Thursday, June 07, 2007

This story reminded me of my master's degree graduation ceremony. At that time, the university had commencement at the Knickerbocker Arena - or was it the Pepsi Arena by then? Not sure (it's now called the Times Union Center). Unlike now, it was a combined ceremony, undergraduate and graduate students at the same time. Only the doctoral students got to go on stage when their names were called. I believe the dissertation title was read, also.
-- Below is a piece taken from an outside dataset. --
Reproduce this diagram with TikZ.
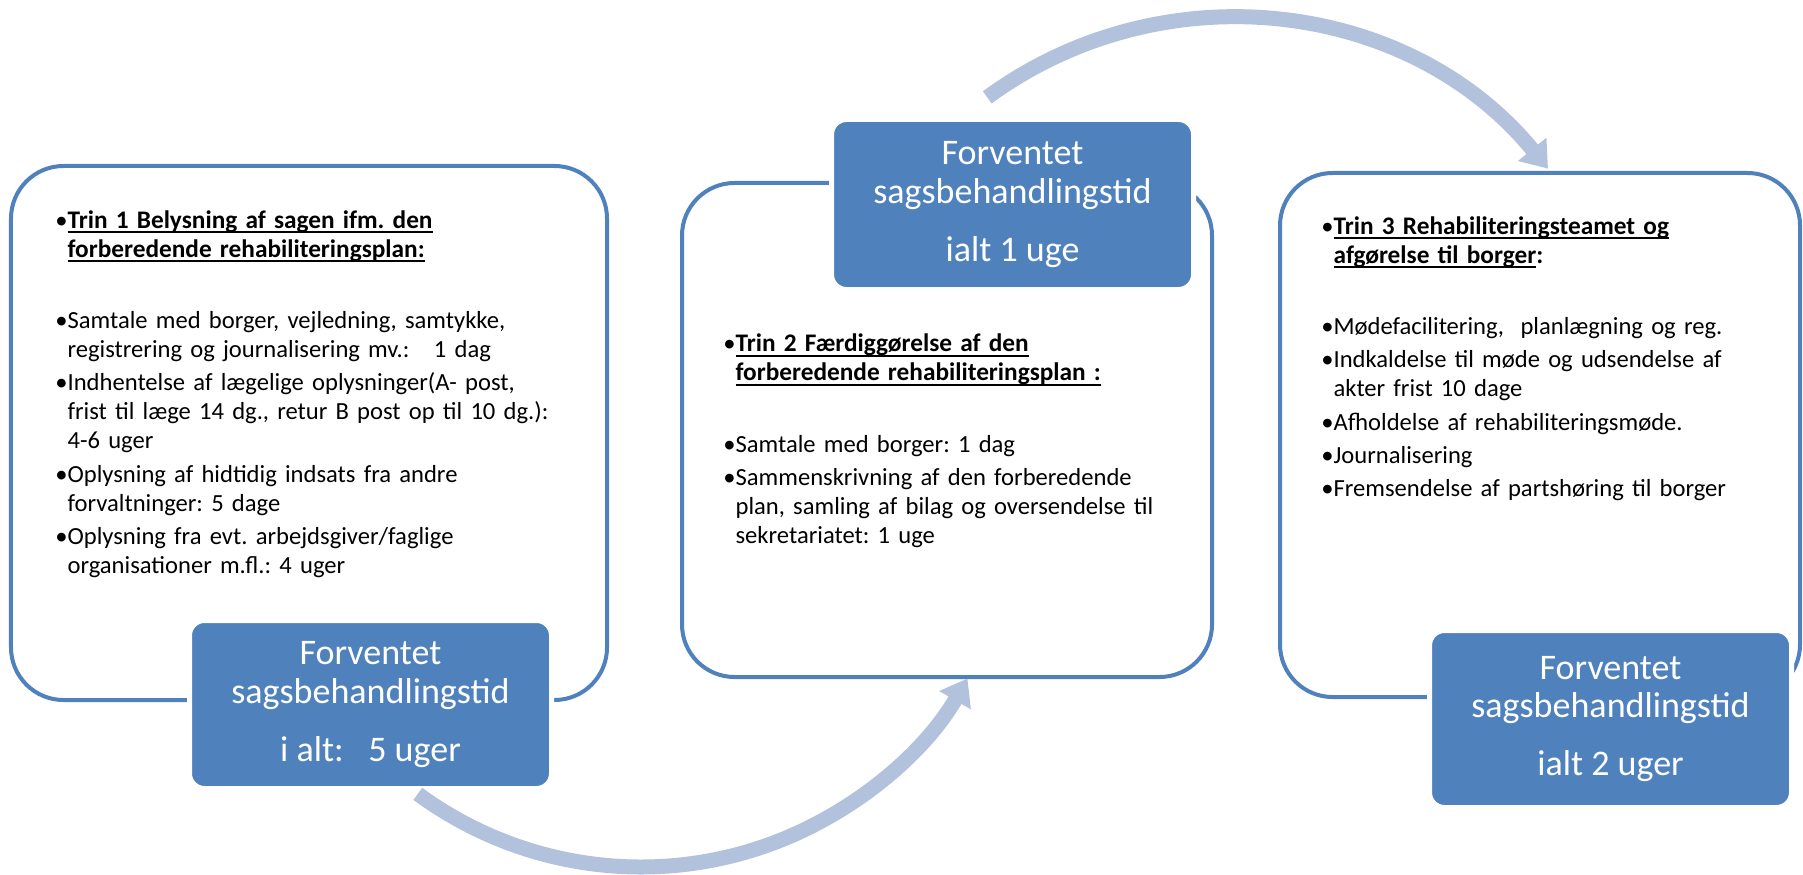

The ceremony was already a bit controversial, because some Turkish official was receiving an honorary degree and there were people who were not thrilled. I remember being cornered in the office by a woman who worked with me. She was a strange lady, claimed to have some sort of chronic or terminal disease and she always had a nurse/companion with her who was equally odd. But that is another story! Anyway, she demanded to know if I planned to boycott the ceremony, or at least turn my back and join a protest against the Turkish guy. At the time I was a graduate assistant, so the power differential made her behavior even more inappropriate. But I held my ground and said, "if you think I am going to disappoint my parents who have been waiting for thirty years to attend one of their children's college graduations, you are crazy."

Well, that was a bit of a tangent. Back to the ceremony. There were quite a few doctoral graduates that day; it took quite a long time for the names and dissertation titles to be read, for each student to be hooded on the stage, shake hands, and for the audience to clap. To be perfectly honest, it is a large school, it was a very long ceremony, graduate and undergraduate commencement don't mix that well, and the whole thing did get to be mind numbing. So after quite a few names, the graduating seniors, who were seated in the back and had been batting around beach balls, somehow collectively devised a different response: they all clapped at the same time, but only once. There was this thunderous clap as each doctoral student was hooded. It was hysterical, in an embarrassing sort of way, although if I was getting my PhD rather than my master's degree, I may not have appreciated it. But then again, maybe I wouldn't have minded. It was a happy day. Nothing could spoil the experience. And the undergraduates were just being exuberant.

Later there were lots of letters in the Times Union criticizing the university and the undergraduates. I am not sure that the ceremonies were ever held together again.

About the linked story, I can't believe the school district was this stupid in the first place. But then high school is really mostly about control, rules and authority, isn't it?